It has been about a year since Google decided to encrypt the referrer information of users who are logged in, whose personal identity information was available to advertisers. This move may have been an attempt to mitigate the potential loss of privacy for the users of the popular Gmail service, or, as some bloggers have suggested, a clever method of gaining more clients for Google AdWords, which remains unaffected by the encryption.
Regardless of the reasons for its presence, ‘not provided’ data is now rising to the top of most referring search queries and has had SEO and Web Marketing firms looking for new ways to adapt to the impact of this lost data and to understand its scope.
Here are 5 tips to consider:
#1: Accept that ‘not provided’ is here to stay
Although Google’s Matt Cutts initially estimated that the withheld data would only form single digit percentages of all Google searches, the evidence since then has pointed to a far greater percentage of data being restricted. With Google Plus and searches from android devices becoming increasingly popular, the number of searches from users who are logged in has increased, and thus the percentage of ‘not provided’ results may rise from its present position of 20% and continue in an upward trend to form as much as 40% of all search results by the end of 2013.
#2: Understand the problem
Although there is still a sizable amount of traffic that can be measured, it cannot be directly mapped to the rest of the data. For example, just because 13% of tracked users are found for a given keyword, it does not mean that the same result applies to the ‘not provided’ users. More importantly, it hampers any attempts to measure the performance of a page’s SEO and it hampers user focused content creation.
#3: Rise to the occasion
As with any analysis, the bigger your pool of data, the smaller your margin of error becomes. This is the fact that helped data cruncher Nate Silver correctly call all 50 states in the 2012 U.S. Presidential election, and what will help you correctly sift through the uncertain data you now have.

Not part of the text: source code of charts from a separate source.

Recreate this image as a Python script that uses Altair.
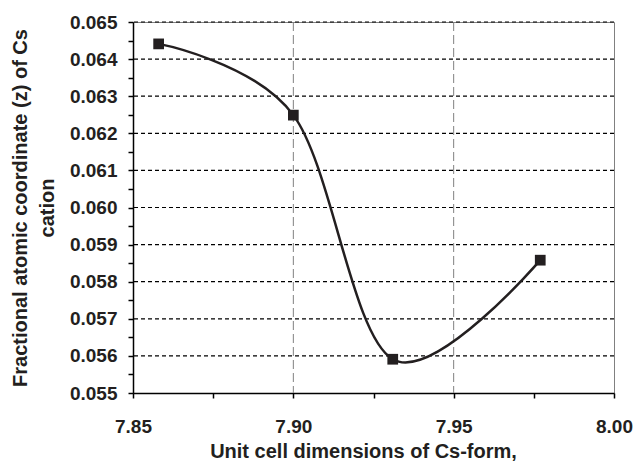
import altair as alt
import pandas as pd

# Data
cell_dim = [7.858, 7.900, 7.931, 7.977]
z_coord = [0.06441, 0.06249, 0.05591, 0.05858]

# Axis tick / grid values
x_ticks = [7.85, 7.875, 7.90, 7.925, 7.95, 7.975, 8.00]
y_ticks = [0.055, 0.0555, 0.056, 0.0565, 0.057, 0.0575, 0.058, 0.0585, 0.059,
           0.0595, 0.060, 0.0605, 0.061, 0.0615, 0.062, 0.0625, 0.063, 0.0635,
           0.064, 0.0645, 0.065]
y_grid = [0.056, 0.057, 0.058, 0.059, 0.060, 0.061, 0.062, 0.063, 0.064, 0.065]
x_grid = [7.90, 7.95]

df = pd.DataFrame({"x": cell_dim, "y": z_coord})
hg = pd.DataFrame({"y": y_grid})
vg = pd.DataFrame({"x": x_grid})

FONT = "Liberation Sans"
INK = "#231f20"

x_scale = alt.Scale(domain=[7.85, 8.00], nice=False, zero=False)
y_scale = alt.Scale(domain=[0.055, 0.065], nice=False, zero=False)

x_axis = alt.Axis(
    values=x_ticks,
    labelExpr="abs(datum.value*20 - round(datum.value*20)) < 0.001 ? format(datum.value, '.2f') : ''",
    title="Unit cell dimensions of Cs-form,",
    grid=False, domainColor="black", domainWidth=1.5,
    tickColor="black", tickWidth=1.5, tickSize=5,
    labelPadding=19, labelFont=FONT, labelFontSize=19, labelFontWeight=700,
    labelColor=INK, labelOverlap=False, labelFlush=False, labelBound=False,
    titleFont=FONT, titleFontSize=20, titleFontWeight=700, titleColor=INK,
    titleX=230, titleY=58, titleAlign="center", titleBaseline="middle",
)
y_axis = alt.Axis(
    values=y_ticks,
    labelExpr="abs(datum.value*1000 - round(datum.value*1000)) < 0.001 ? format(datum.value, '.3f') : ''",
    title=["Fractional atomic coordinate (z) of Cs", "cation"],
    grid=False, domainColor="black", domainWidth=1.5,
    tickColor="black", tickWidth=1.5, tickSize=5,
    labelPadding=11, labelFont=FONT, labelFontSize=19, labelFontWeight=700,
    labelColor=INK, labelOverlap=False, labelFlush=False, labelBound=False,
    titleFont=FONT, titleFontSize=20, titleFontWeight=700, titleColor=INK,
    titleAngle=-90, titleX=-113, titleY=185.5, titleAlign="center",
    titleBaseline="middle", titleLineHeight=27,
)

hgrid = alt.Chart(hg).mark_rule(color="black", strokeWidth=1.2, strokeDash=[4, 3]).encode(
    y=alt.Y("y:Q", scale=y_scale, axis=y_axis)
)
vgrid = alt.Chart(vg).mark_rule(color="#808080", strokeWidth=1, strokeDash=[9, 4]).encode(
    x=alt.X("x:Q", scale=x_scale, axis=x_axis)
)
line = alt.Chart(df).mark_line(
    color=INK, strokeWidth=2.5, interpolate="cardinal", tension=0
).encode(
    x=alt.X("x:Q", scale=x_scale, axis=x_axis),
    y=alt.Y("y:Q", scale=y_scale, axis=y_axis),
)
pts = alt.Chart(df).mark_point(
    shape="square", filled=True, size=115, color=INK, opacity=1
).encode(
    x=alt.X("x:Q", scale=x_scale, axis=x_axis),
    y=alt.Y("y:Q", scale=y_scale, axis=y_axis),
)

chart = alt.layer(vgrid, hgrid, line, pts).properties(
    width=481, height=371,
    autosize=alt.AutoSizeParams(type="none"),
    padding={"left": 133, "top": 22, "right": 21, "bottom": 68},
    background="white",
).configure_view(
    stroke="#808080", strokeWidth=1
).configure_axis(
    labelFont=FONT, labelFontWeight=700, labelFontSize=19
)

chart.save("out.html", embed_options={"renderer": "svg", "actions": False})
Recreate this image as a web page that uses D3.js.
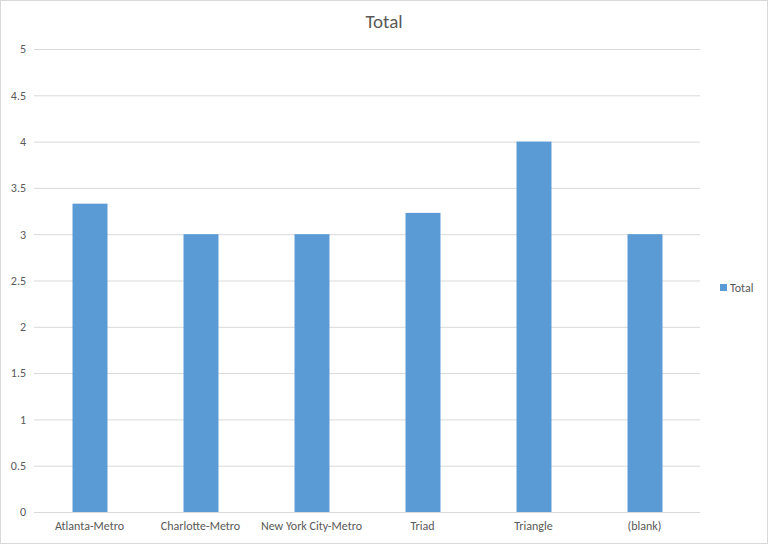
<!DOCTYPE html>
<html>
<head>
<meta charset="utf-8">
<script src="https://cdn.jsdelivr.net/npm/d3@7"></script>
<style>
  body { margin: 0; background: #fff; }
  svg text { font-family: Carlito, "Liberation Sans Narrow", "Liberation Sans", sans-serif; fill: #595959; }
</style>
</head>
<body>
<div id="chart"></div>
<script>
const categories = ["Atlanta-Metro", "Charlotte-Metro", "New York City-Metro", "Triad", "Triangle", "(blank)"];
const totals = [3.33, 3, 3, 3.23, 4, 3];
const yTicks = [0, 0.5, 1, 1.5, 2, 2.5, 3, 3.5, 4, 4.5, 5];
const seriesName = "Total";

const width = 768,
    height = 544,
    marginTop = 49,
    marginRight = 68,
    marginBottom = 32,
    marginLeft = 34,
    color = "#5b9bd5",
    gridColor = "#d9d9d9";

const svg = d3.select("#chart")
    .append("svg")
    .attr("width", width)
    .attr("height", height)
    .attr("viewBox", [0, 0, width, height]);

// chart border
svg.append("rect")
    .attr("x", 0.5).attr("y", 0.5)
    .attr("width", width - 1).attr("height", height - 1)
    .attr("fill", "#fff")
    .attr("stroke", "#d9d9d9");

const xScale = d3.scaleBand(categories, [marginLeft, width - marginRight]);
const yScale = d3.scaleLinear([0, 5], [height - marginBottom, marginTop]);
const barWidth = xScale.bandwidth() * 0.315;

// gridlines + y labels
const yAxis = d3.axisLeft(yScale).tickValues(yTicks).tickFormat(d3.format("")).tickSize(0).tickPadding(8);
svg.append("g")
    .attr("transform", `translate(${marginLeft},0)`)
    .call(yAxis)
    .call(g => g.select(".domain").remove())
    .call(g => g.selectAll(".tick text").attr("font-size", 12).attr("fill", "#595959"))
    .call(g => g.selectAll(".tick line").clone()
        .attr("x2", width - marginRight - marginLeft)
        .attr("stroke", gridColor));

// bars
svg.append("g")
    .attr("fill", color)
    .selectAll("rect")
    .data(totals)
    .join("rect")
    .attr("x", (d, i) => xScale(categories[i]) + (xScale.bandwidth() - barWidth) / 2 + 0.5)
    .attr("y", d => yScale(d))
    .attr("width", barWidth)
    .attr("height", d => yScale(0) - yScale(d));

// x labels
const xAxis = d3.axisBottom(xScale).tickSize(0).tickPadding(9);
svg.append("g")
    .attr("transform", `translate(0,${height - marginBottom})`)
    .call(xAxis)
    .call(g => g.select(".domain").remove())
    .call(g => g.selectAll(".tick text").attr("font-size", 12).attr("fill", "#595959"));

// title
svg.append("text")
    .attr("x", width / 2)
    .attr("y", 28)
    .attr("text-anchor", "middle")
    .attr("font-size", 19)
    .text(seriesName);

// legend
const legend = svg.append("g").attr("transform", "translate(720,284)");
legend.append("rect").attr("width", 7).attr("height", 7).attr("fill", color);
legend.append("text").attr("x", 10).attr("y", 8).attr("font-size", 12).text(seriesName);
</script>
</body>
</html>
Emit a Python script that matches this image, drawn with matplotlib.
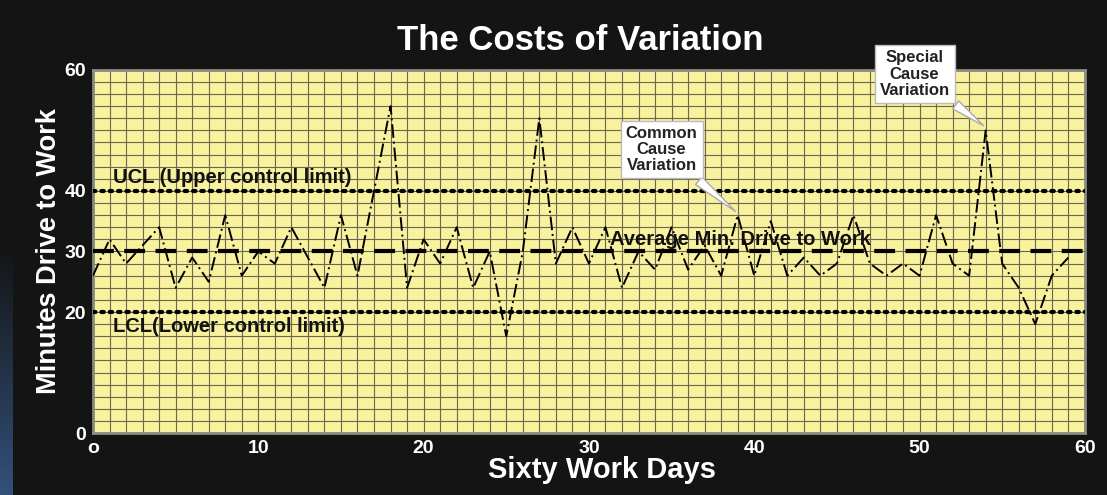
import numpy as np
import matplotlib
matplotlib.use("Agg")
import matplotlib.pyplot as plt
from matplotlib.ticker import MultipleLocator

# day-by-day minutes
days = list(range(60))
minutes = [26, 32, 28, 31, 34, 24, 29, 25, 36, 26,
           30, 28, 34, 29, 24, 36, 26, 40, 54, 24,
           32, 28, 34, 24, 30, 16, 30, 52, 28, 34,
           28, 34, 24, 30, 27, 34, 27, 31, 26, 36,
           26, 35, 26, 29, 26, 28, 36, 28, 26, 28,
           26, 36, 28, 26, 50, 28, 24, 18, 26, 29]
ucl = 40
avg = 30
lcl = 20
yticks = [0, 20, 30, 40, 60]
xticks = [0, 10, 20, 30, 40, 50, 60]
xticklabels = ["o", "10", "20", "30", "40", "50", "60"]

SANS = ["Liberation Sans", "DejaVu Sans"]
BG = "#141414"

fig = plt.figure(figsize=(11.07, 4.95), dpi=100, facecolor=BG)

# bluish strip at the far left edge
strip = fig.add_axes([0, 0, 0.011, 1])
grad = np.linspace(0, 1, 256).reshape(-1, 1)
cmap = matplotlib.colors.LinearSegmentedColormap.from_list("s", [BG, BG, "#33507a"])
strip.imshow(grad, aspect="auto", cmap=cmap, origin="upper")
strip.axis("off")

ax = fig.add_axes([0.084, 0.125, 0.896, 0.734])
ax.set_facecolor("#f8f19e")
ax.set_xlim(0, 60)
ax.set_ylim(0, 60)

ax.xaxis.set_minor_locator(MultipleLocator(1))
ax.yaxis.set_minor_locator(MultipleLocator(2))
ax.grid(which="both", color="#6b6650", lw=0.8, zorder=0)
ax.set_axisbelow(True)
for s in ax.spines.values():
    s.set_color("#8a8a80")
    s.set_linewidth(2)

ax.set_xticks(xticks)
ax.set_xticklabels(xticklabels)
ax.set_yticks(yticks)
ax.tick_params(which="both", length=0, colors="white", labelsize=14, pad=5)
for t in ax.get_xticklabels() + ax.get_yticklabels():
    t.set_family(SANS)
    t.set_fontweight("bold")

# control lines
ax.axhline(ucl, color="black", lw=3, ls=(0, (0.6, 1.4)), dash_capstyle="round", zorder=3)
ax.axhline(lcl, color="black", lw=3, ls=(0, (0.6, 1.4)), dash_capstyle="round", zorder=3)
ax.axhline(avg, color="black", lw=3, ls=(0, (5, 2.5)), zorder=3)

ax.plot(days, minutes, color="black", lw=1.4, ls=(0, (7, 2, 1, 2)), zorder=4)

lab = dict(family=SANS, fontweight="bold", fontsize=14.5, ha="left", color="#111", zorder=5)
ax.text(1.2, ucl + 0.7, "UCL (Upper control limit)", va="bottom", **lab)
ax.text(1.2, lcl - 0.8, "LCL(Lower control limit)", va="top", **lab)
ax.text(31.3, avg + 0.4, "Average Min. Drive to Work", va="bottom", **lab)

box = dict(boxstyle="square,pad=0.3", fc="white", ec="#bbbbbb", lw=1)
arrow = dict(arrowstyle="wedge,tail_width=0.6,shrink_factor=0.5", fc="white", ec="#aaaaaa", lw=1)
ax.annotate("Common\nCause\nVariation", xy=(39, 36.3), xytext=(34.4, 46.8),
            ha="center", va="center", family=SANS, fontweight="bold", fontsize=12,
            linespacing=1.1, color="#222", bbox=box, arrowprops=arrow, zorder=6)
ax.annotate("Special\nCause\nVariation", xy=(54, 50.5), xytext=(49.7, 59.3),
            ha="center", va="center", family=SANS, fontweight="bold", fontsize=12,
            linespacing=1.1, color="#222", bbox=box, arrowprops=arrow, zorder=6,
            annotation_clip=False)

ax.set_ylabel("Minutes Drive to Work", family=SANS, fontweight="bold",
              fontsize=19.5, color="white", labelpad=2)
fig.text(0.544, 0.05, "Sixty Work Days", family=SANS, fontweight="bold",
         fontsize=21, color="white", ha="center", va="center")
fig.text(0.524, 0.918, "The Costs of Variation", family=SANS, fontweight="bold",
         fontsize=25, color="white", ha="center", va="center")

fig.savefig("out.png", dpi=100, facecolor=BG)
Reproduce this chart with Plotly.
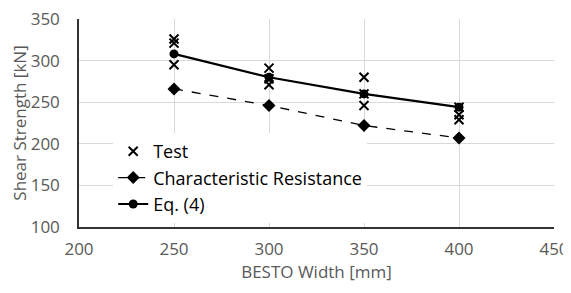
import plotly.graph_objects as go

widths = [250, 300, 350, 400]
test_x = [250, 250, 250, 300, 300, 300, 350, 350, 350, 400, 400, 400]
test_y = [326, 321, 295, 291, 278, 271, 280, 260, 246, 244, 235, 229]
char_res = [266, 246, 222, 207]
eq4 = [308, 280, 260, 244]

x_ticks = [200, 250, 300, 350, 400, 450]
y_ticks = [100, 150, 200, 250, 300, 350]

font_family = "Open Sans, Noto Sans, sans-serif"
grey = "#595959"

fig = go.Figure()
fig.add_trace(go.Scatter(
    x=test_x, y=test_y, mode="markers", name="Test",
    marker=dict(symbol="x-thin", size=9, color="black",
                line=dict(width=2, color="black")),
))
fig.add_trace(go.Scatter(
    x=widths, y=char_res, mode="lines+markers", name="Characteristic Resistance",
    line=dict(color="black", width=1.3, dash="dash"),
    marker=dict(symbol="diamond", size=10, color="black"),
))
fig.add_trace(go.Scatter(
    x=widths, y=eq4, mode="lines+markers", name="Eq. (4)",
    line=dict(color="black", width=2.2),
    marker=dict(symbol="circle", size=9, color="black"),
))

fig.update_layout(
    width=580, height=285,
    margin=dict(l=71, r=34, t=11, b=66, autoexpand=False),
    paper_bgcolor="white", plot_bgcolor="white",
    font=dict(family=font_family, color=grey, size=16),
    showlegend=True,
    legend=dict(
        x=0.072, y=0.452, xanchor="left", yanchor="top",
        bgcolor="white", font=dict(size=18, color="black", family=font_family),
        tracegroupgap=0, itemwidth=30,
    ),
    xaxis=dict(
        range=[200, 450], tickvals=x_ticks, showgrid=True, gridcolor="#d9d9d9",
        gridwidth=1, showline=True, linecolor="#333333", linewidth=1.5,
        zeroline=False, ticks="", tickfont=dict(size=17, color=grey),
        automargin=False, ticklabelstandoff=6, ticklabeloverflow="allow",
        title=dict(text="BESTO Width [mm]", font=dict(size=17, color=grey), standoff=6),
    ),
    yaxis=dict(
        range=[100, 350], tickvals=y_ticks, showgrid=True, gridcolor="#d9d9d9",
        gridwidth=1, showline=True, linecolor="#333333", linewidth=1.5,
        zeroline=False, ticks="", tickfont=dict(size=17, color=grey),
        automargin=False, ticklabelstandoff=14, ticklabeloverflow="allow",
        title=dict(text="Shear Strength [kN]", font=dict(size=17, color=grey), standoff=4),
    ),
)

fig.write_html("out.html")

#4: Use the information given
Google analytics still provides data on the number of hits for a particular page. Thus, even in the case of say 952 ‘not provided’ results, the pages they refer to can still provide enough information to be used by SEO and Marketing companies.
For example, by filtering ‘not provided’ and isolating your ‘blue widgets’ page as the landing page, you can safely assuming that a large percentage of your ‘not provided’ data is from keywords relevant to ‘blue widgets’. So this strategy simply gives you a vague idea of what’s behind the hidden curtain of keyword data. This strategy doesn’t work if your key pages aren’t optimized for specific keyword buckets, but if that’s the case, you now have a top priority project for 2013.
#5: Uncovering branded keywords
A potential method to estimate the branded keywords that come in from ‘logged in’ Google users is to estimate the percentage of branded search traffic your site received before the update (likely landing on your homepage). For instance, if your site received 40% branded traffic before the update, chances are that if you were to simply multiply that percentage with your ‘not provided’ figure pointing to your homepage, you would arrive at the approximate quantity of branded traffic your site receives today. Keep in mind that if you recently made a big PR push, you could bump up the search volume for your brand so comparing ‘now’ to ‘before’ wouldn’t be as accurate.
In the end, Google’s update may be the meteorite that launches the next step in the evolution of SEO and Internet Marketing firms. As it has been through the years, the industry looks poised to adapt, evolve and grow as Google makes significant changes. In 2012, there certainly have been many.